As somebody who will most likely be in the same situation as you are in, I feel for you so very much! Hive hugs to you!
But I have a somewhat different take on it. Even one (maybe more on this thread but one I can immediatley recall) here did not know that the b'maids are to throw a shower for the bride to be!
There seems to be these days alot of lackadasical (sp?) attitudes about weddings and honestly, I doubt that many who haven't been either engaged or married before now would know much about weddings at all muchless a time honored tradition that the bridesmaids give the bride a shower. So to me, there's a whole shift from what etiquette would say do and what happens now, if you will.
Maybe whisper in your MOH's ear that during the wedding weekend they could give you their shower? When all are there? That's something I know we might do.

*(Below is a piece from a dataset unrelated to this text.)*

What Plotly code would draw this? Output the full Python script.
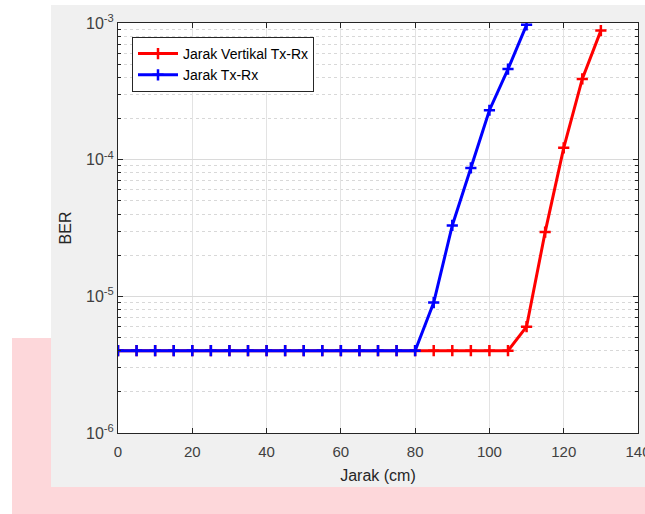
import plotly.graph_objects as go

# Distance (cm) and measured bit error rate
jarak_vertikal = [0, 5, 10, 15, 20, 25, 30, 35, 40, 45, 50, 55, 60, 65, 70, 75, 80,
                  85, 90, 95, 100, 105, 110, 115, 120, 125, 130]
ber_vertikal = [4e-6] * 22 + [6e-6, 2.95e-5, 1.22e-4, 3.9e-4, 8.8e-4]

jarak_txrx = [0, 5, 10, 15, 20, 25, 30, 35, 40, 45, 50, 55, 60, 65, 70, 75, 80,
              85, 90, 95, 100, 105, 110]
ber_txrx = [4e-6] * 17 + [9e-6, 3.3e-5, 8.7e-5, 2.3e-4, 4.6e-4, 9.7e-4]

y_ticks = [1e-6, 1e-5, 1e-4, 1e-3]
y_ticktext = ["10<sup>-6</sup>", "10<sup>-5</sup>", "10<sup>-4</sup>", "10<sup>-3</sup>"]

W, H = 645, 514
L, R, T, B = 118, 7, 23, 81
pw, ph = W - L - R, H - T - B


def px(x):
    return (x - L) / pw


def py(y):
    return (H - B - y) / ph


fig = go.Figure()
fig.add_trace(go.Scatter(
    x=jarak_vertikal, y=ber_vertikal, mode="lines+markers",
    name="Jarak Vertikal Tx-Rx",
    line=dict(color="#ff0000", width=3),
    marker=dict(symbol="cross-thin", size=8, line=dict(color="#ff0000", width=2.5)),
))
fig.add_trace(go.Scatter(
    x=jarak_txrx, y=ber_txrx, mode="lines+markers",
    name="Jarak Tx-Rx",
    line=dict(color="#0000ff", width=3),
    marker=dict(symbol="cross-thin", size=8, line=dict(color="#0000ff", width=2.5)),
))

# figure backdrop panels and white axes area
fig.add_shape(type="rect", xref="paper", yref="paper", layer="below",
              x0=px(12), x1=px(650), y0=py(520), y1=py(338),
              fillcolor="#fdd7da", line_width=0)
fig.add_shape(type="rect", xref="paper", yref="paper", layer="below",
              x0=px(51), x1=px(650), y0=py(487), y1=py(5),
              fillcolor="#f0f0f0", line_width=0)
fig.add_shape(type="rect", xref="paper", yref="paper", layer="below",
              x0=0, x1=1, y0=0, y1=1,
              fillcolor="white", line_width=0)

font_main = "Liberation Sans, Arial, sans-serif"
fig.update_layout(
    width=W, height=H,
    margin=dict(l=L, r=R, t=T, b=B, autoexpand=False),
    paper_bgcolor="white", plot_bgcolor="white",
    font=dict(family=font_main, color="#262626", size=14),
    showlegend=True,
    legend=dict(x=px(132), y=py(37), xanchor="left", yanchor="top",
                bgcolor="white", bordercolor="#262626", borderwidth=1,
                font=dict(size=14, color="#000000"),
                tracegroupgap=0, itemwidth=40),
)
fig.update_xaxes(
    range=[0, 140], dtick=20, tick0=0, automargin=False,
    showline=True, linecolor="#262626", linewidth=1, mirror="ticks",
    ticks="inside", ticklen=5, tickcolor="#262626",
    showgrid=True, gridcolor="#e3e3e3", gridwidth=1,
    zeroline=False, ticklabeloverflow="allow", ticklabelstandoff=5,
    tickfont=dict(size=15, color="#404040"),
    title=dict(text="Jarak (cm)", font=dict(size=16, color="#262626"), standoff=10),
)
fig.update_yaxes(
    type="log", range=[-6, -3], automargin=False,
    tickvals=y_ticks, ticktext=y_ticktext,
    showline=True, linecolor="#262626", linewidth=1, mirror="ticks",
    ticks="inside", ticklen=5, tickcolor="#262626",
    showgrid=True, gridcolor="#dadada", gridwidth=1,
    minor=dict(dtick="D1", ticks="inside", ticklen=3, tickcolor="#262626",
               showgrid=True, gridcolor="#d8d8d8", griddash="dot", gridwidth=1),
    zeroline=False,
    tickfont=dict(size=16, color="#404040"),
    title=dict(text="BER", font=dict(size=16, color="#262626"), standoff=10),
)

fig.write_html("out.html")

I just think the days of women truly following the Vanderbilt book of etiquette or Miss Manners is somewhat past (I love tradition though!) or many simply haven't LEARNED yet what to do because they themselves have not ventured down the path to wedded bliss!
I always thought that you got two showers. Your wedding shower where you register for household stuff. Where I'm from usually the aunts, cousins, or close friends of the families throw these. Then there's the bridal shower that the bridesmaids throw where the bride gets lingerie and girly stuff. Am I totally wrong or is it just done this way in my region?
I'm so sorry that you're sad during this special time! I sympathize with the lack of excitement. I've been very frustrated with the future in-laws and finally cornered my fiance and asked him if they were upset about the wedding for some reason. He claims that they're happy about it even though no one has shown any interest. I hope someone comes through for you, but if not, remember that when it comes down to it, the wedding is about you and your future husband, and he'll be there for you even when those friends aren't!